Representatives for Thicke and his label didn't respond to requests for an interview.
Pre-album buzz crashed last week when Thicke attempted to chat with fans about "Paula" via Twitter. VH1 hosted the Q&A, where fans angrily tweeted about "Blurred Lines" and accused Thicke of misogyny. It was a reminder that the controversy surrounding "Blurred Lines," including a lawsuit claiming the song stole from Marvin Gaye and Thicke's disastrous MTV Video Music Awards performance with Miley Cyrus, is still strong.
Thicke's 2003 debut album was unsuccessful, but his 2006 sophomore album, "The Evolution of Robin Thicke," marked his official breakthrough. He had signed with Pharrell, hit the top of the R&B charts with "Lost Without U" and opened on a tour for Beyonce -- all helping the album sell 1.7 million copies. What followed were gold-selling efforts and mediocre R&B hits, until "Blurred Lines" helped him tap into a younger audience and reach international fame.
"I think it's hard for any artist of any calibre to come back after a song that was sort of that big and that ubiquitous," Comer said. "The tone of his new music and the subject matter is the complete antithesis of what 'Blurred Lines' was."
Vozick-Levinson said Thicke is dealing with the repercussions of crossing over to the mainstream.

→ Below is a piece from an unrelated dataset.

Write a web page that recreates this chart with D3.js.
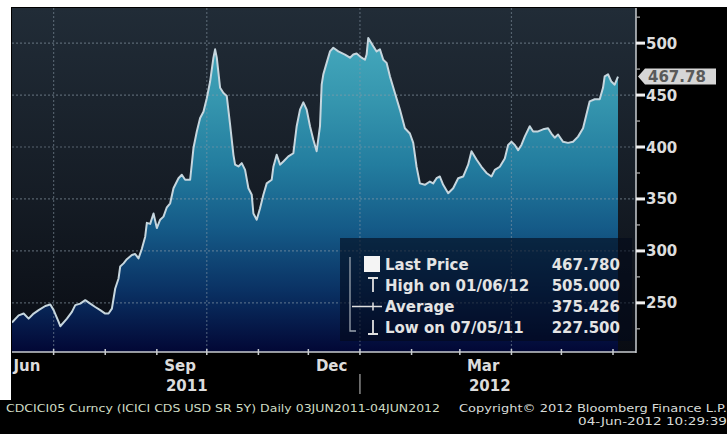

"Last year he kind of in some ways cashed that in and went for this mainstream, pop, Top 40 crossover, which worked for him in the short term, but there are long-term risks with doing that," he said. "You run the risk of alienating your first fan base or alternatively you run the risk of weirding out your new fan base when you go back to your more normal, typical sound."